Again, the first use would still be correct.
>
> I think he’ll shatter me indifferently
> ‘til I surrender. But I don’t say so:
> It’s what is, not what my answer can be.
Wow. Even the first use would make more sense. If this line is that
important, cobble all the rest to fit here first.
(It's a common chore for the form.)
>
> I redirect: It isn’t you, it’s me.
> I’m just not ready yet; let’s take it slow.
> What do I get for this epiphany?
> If you were me, what would your answer be?
This really should conclude itself, not throw the piece at the reader
in throwing it to the addressee/lover/sickyatrist.
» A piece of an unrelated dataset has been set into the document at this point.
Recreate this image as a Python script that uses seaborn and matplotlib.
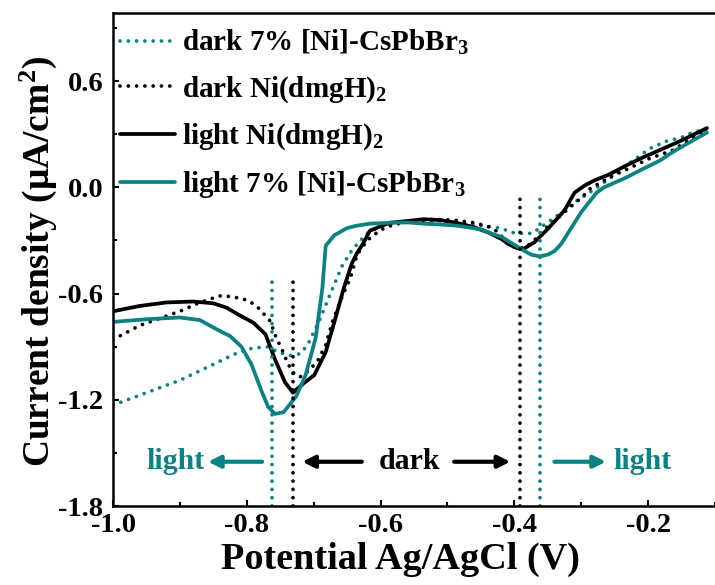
import matplotlib
matplotlib.use("Agg")
import matplotlib.pyplot as plt
import seaborn as sns
import pandas as pd

# ---------------- data ----------------
x_light_ni = [-1.0, -0.96, -0.92, -0.88, -0.85, -0.83, -0.812, -0.79, -0.772, -0.758, -0.743,
              -0.731, -0.716, -0.699, -0.682, -0.669, -0.655, -0.643, -0.635, -0.625, -0.616,
              -0.6, -0.586, -0.56, -0.536, -0.51, -0.487, -0.46, -0.439, -0.42, -0.409, -0.395,
              -0.385, -0.37, -0.35, -0.325, -0.31, -0.295, -0.28, -0.26, -0.232, -0.21, -0.183,
              -0.15, -0.112]
y_light_ni = [-0.70, -0.67, -0.65, -0.645, -0.655, -0.68, -0.72, -0.765, -0.83, -0.97, -1.10,
              -1.16, -1.11, -1.06, -0.93, -0.76, -0.57, -0.43, -0.37, -0.31, -0.245,
              -0.22, -0.20, -0.19, -0.18, -0.185, -0.20, -0.225, -0.255, -0.29, -0.32, -0.345,
              -0.345, -0.31, -0.235, -0.13, -0.03, 0.01, 0.04, 0.07, 0.125, 0.165, 0.21,
              0.265, 0.335]

x_dark_ni = [-1.0, -0.98, -0.96, -0.93, -0.9, -0.87, -0.85, -0.837, -0.812, -0.797, -0.783,
             -0.765, -0.756, -0.748, -0.738, -0.728, -0.719, -0.706, -0.694, -0.682, -0.672,
             -0.66, -0.645, -0.635, -0.62, -0.6, -0.58, -0.55, -0.52, -0.49, -0.46, -0.44,
             -0.425, -0.409, -0.394, -0.38, -0.365, -0.35, -0.34, -0.325, -0.31, -0.3, -0.286,
             -0.256, -0.227, -0.2, -0.163, -0.112]
y_dark_ni = [-0.86, -0.82, -0.78, -0.74, -0.70, -0.65, -0.625, -0.61, -0.625, -0.64, -0.68,
             -0.755, -0.85, -0.91, -1.0, -1.06, -1.07, -1.03, -0.98, -0.89, -0.76,
             -0.64, -0.51, -0.38, -0.30, -0.24, -0.21, -0.19, -0.18, -0.185, -0.20, -0.22,
             -0.25, -0.32, -0.35, -0.33, -0.28, -0.22, -0.19, -0.14, -0.09, -0.06, -0.005,
             0.06, 0.11, 0.16, 0.21, 0.33]

x_light_cs = [-1.0, -0.95, -0.9, -0.87, -0.846, -0.825, -0.808, -0.793, -0.778, -0.768, -0.758,
              -0.745, -0.726, -0.712, -0.697, -0.687, -0.682, -0.669, -0.65, -0.635, -0.616,
              -0.586, -0.56, -0.536, -0.51, -0.487, -0.465, -0.448, -0.435, -0.419, -0.404,
              -0.389, -0.375, -0.362, -0.35, -0.34, -0.33, -0.32, -0.31, -0.3, -0.277, -0.266,
              -0.245, -0.232, -0.21, -0.183, -0.163, -0.14, -0.112]
y_light_cs = [-0.76, -0.745, -0.735, -0.75, -0.80, -0.84, -0.90, -1.0, -1.15, -1.24, -1.28,
              -1.27, -1.18, -1.06, -0.85, -0.57, -0.33, -0.27, -0.23, -0.216, -0.205,
              -0.20, -0.198, -0.205, -0.21, -0.216, -0.228, -0.24, -0.26, -0.28, -0.315,
              -0.35, -0.38, -0.39, -0.38, -0.36, -0.32, -0.26, -0.2, -0.14, -0.03, 0.0,
              0.035, 0.057, 0.10, 0.15, 0.20, 0.25, 0.31]

x_dark_cs = [-1.0, -0.95, -0.9, -0.85, -0.817, -0.793, -0.77, -0.753, -0.735, -0.72, -0.709,
             -0.69, -0.675, -0.657, -0.642, -0.62, -0.6, -0.57, -0.54, -0.51, -0.48, -0.46,
             -0.44, -0.42, -0.404, -0.389, -0.374, -0.36, -0.34, -0.325, -0.313, -0.3, -0.28,
             -0.25, -0.222, -0.197, -0.173, -0.148, -0.134, -0.112]
y_dark_cs = [-1.23, -1.16, -1.09, -1.00, -0.94, -0.91, -0.90, -0.93, -0.95, -0.94, -0.89,
             -0.74, -0.60, -0.44, -0.35, -0.26, -0.22, -0.20, -0.19, -0.19, -0.20, -0.21,
             -0.22, -0.23, -0.255, -0.26, -0.26, -0.225, -0.17, -0.13, -0.09, -0.06, -0.01,
             0.07, 0.153, 0.22, 0.26, 0.285, 0.31, 0.33]

labels = ["dark 7% [Ni]-CsPbBr$_3$", "dark Ni(dmgH)$_2$",
          "light Ni(dmgH)$_2$", "light 7% [Ni]-CsPbBr$_3$"]

# peak markers (vertical dotted lines)
vline_x_teal = [-0.763, -0.361]
vline_top_teal = [-0.49, -0.05]
vline_x_black = [-0.731, -0.392]
vline_top_black = [-0.49, -0.05]

x_ticks = [-1.0, -0.8, -0.6, -0.4, -0.2]
y_ticks = [-1.8, -1.2, -0.6, 0.0, 0.6]

TEAL = "#0a8282"
BLACK = "#000000"

# ---------------- style ----------------
sns.set_theme(style="ticks")
plt.rcParams.update({
    "font.family": ["Liberation Serif", "DejaVu Serif"],
    "font.weight": "bold",
    "axes.labelweight": "bold",
    "mathtext.fontset": "custom",
    "mathtext.rm": "Liberation Serif:bold",
    "mathtext.it": "Liberation Serif:italic:bold",
    "mathtext.bf": "Liberation Serif:bold",
    "mathtext.default": "rm",
    "axes.linewidth": 1.8,
    "axes.edgecolor": "black",
    "axes.labelcolor": "black",
    "text.color": "black",
    "xtick.color": "black",
    "ytick.color": "black",
    "xtick.direction": "in",
    "ytick.direction": "in",
})

fig = plt.figure(figsize=(7.15, 5.85), dpi=100)
ax = fig.add_axes([113 / 715, 1 - 506 / 585, (715 - 113) / 715, (506 - 13) / 585])

dot = (0, (0.01, 2.2))
lw = 2.7

def draw(xs, ys, color, style, label):
    df = pd.DataFrame({"x": xs, "y": ys})
    sns.lineplot(data=df, x="x", y="y", ax=ax, color=color, linewidth=lw,
                 linestyle=style, label=label, sort=False,
                 solid_capstyle="round", dash_capstyle="round", solid_joinstyle="round")

draw(x_dark_cs, y_dark_cs, TEAL, dot, labels[0])
draw(x_dark_ni, y_dark_ni, BLACK, dot, labels[1])
draw(x_light_ni, y_light_ni, BLACK, "-", labels[2])
draw(x_light_cs, y_light_cs, TEAL, "-", labels[3])

ymin, ymax = -1.8, 0.985
ax.vlines(vline_x_teal, ymin, vline_top_teal, colors=TEAL, linewidth=lw,
          linestyles=[dot])
ax.vlines(vline_x_black, ymin, vline_top_black, colors=BLACK, linewidth=lw,
          linestyles=[dot])
for coll in ax.collections:
    coll.set_capstyle("round")

ax.set_xlim(-1.0, -0.112)
ax.set_ylim(ymin, ymax)
ax.set_xticks(x_ticks)
ax.set_yticks(y_ticks)
ax.set_xticks([-0.9, -0.7, -0.5, -0.3, -0.1], minor=True)
ax.set_yticks([-1.5, -0.9, -0.3, 0.3, 0.9], minor=True)
ax.set_xticklabels([f"{v:.1f}" for v in x_ticks])
ax.set_yticklabels([f"{v:.1f}" for v in y_ticks])
ax.tick_params(which="major", length=4, width=1.5, labelsize=20.5)
ax.tick_params(axis="x", which="major", pad=5)
ax.tick_params(axis="y", which="major", pad=7)
ax.tick_params(which="minor", length=3, width=1.5)
ax.spines["right"].set_visible(False)

ax.set_xlabel("Potential Ag/AgCl (V)", fontsize=27.5, va="top")
ax.xaxis.set_label_coords(0.478, -0.073)
ax.set_ylabel("Current density (μA/cm$^2$)", fontsize=27)
ax.yaxis.set_label_coords(-0.09, 0.495)

leg = ax.legend(loc="upper left", bbox_to_anchor=(0.0, 0.984), frameon=False,
                fontsize=21, handlelength=1.9, handletextpad=0.24,
                labelspacing=0.58, borderaxespad=0.24, borderpad=0.0)

# annotations
ty = -1.55
ax.text(-0.907, ty, "light", color=TEAL, fontsize=21.5, ha="center", va="center")
ax.text(-0.556, ty, "dark", color=BLACK, fontsize=21.5, ha="center", va="center")
ax.text(-0.209, ty, "light", color=TEAL, fontsize=21.5, ha="center", va="center")
arrow_kw = dict(arrowstyle="-|>", lw=3, mutation_scale=18, shrinkA=0, shrinkB=0)
ax.annotate("", xy=(-0.858, ty), xytext=(-0.777, ty),
            arrowprops=dict(color=TEAL, **arrow_kw))
ax.annotate("", xy=(-0.717, ty), xytext=(-0.628, ty),
            arrowprops=dict(color=BLACK, **arrow_kw))
ax.annotate("", xy=(-0.406, ty), xytext=(-0.49, ty),
            arrowprops=dict(color=BLACK, **arrow_kw))
ax.annotate("", xy=(-0.263, ty), xytext=(-0.34, ty),
            arrowprops=dict(color=TEAL, **arrow_kw))

fig.savefig("out.png", dpi=100)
The looping refrains of the form make it soliloquy before it is
anything else, even when its masque is address.
Which technique is common. Cf. Dylan's famous exhortation "to"
his father. Try to use that as a model for exhortation or discourse,
you'll fail, because it's a soliloquy, i.e., he's poking himself, not
his dad.
>
> Leisha
When you cross two blades and dance over them, the object is not to
take along a partner, but to not-cut your feet.
You get off with a coupla minor flesh wounds, but your reader is
limping badly.
It allowed me to like it anyway.
--
-------(m+
~/:o)_|
Illiteracy and stupidity fight to the death every day.
Trouble is, they breed first.
http://scrawlmark.org
Thanks, Dennis. I'm on my way to the back patio (my writing den), to
review your comments & weave them in. I wasn't sure whether the
singular would work in the first variation; you answered one of my
specific concerns.
I won't post it again, because I think that's tedious. But I
appreciate your comments muchly; I'll let you know what The Professor
has to say.
Leisha
Thanks for commenting. Compared to you, it seems I'm a staunch
formalist; I *love* classic forms, especially the sonnet--which is
next week.
Leisha
What you call speech rhythm is what my professor calls measure. You're
right; the measure is stressed here. I will work on that before I turn
it in.
I will look for your villanelle! Thanks.
Leisha
*haha-
yes.
compared to me, you're the reincanation of alfred tennyson.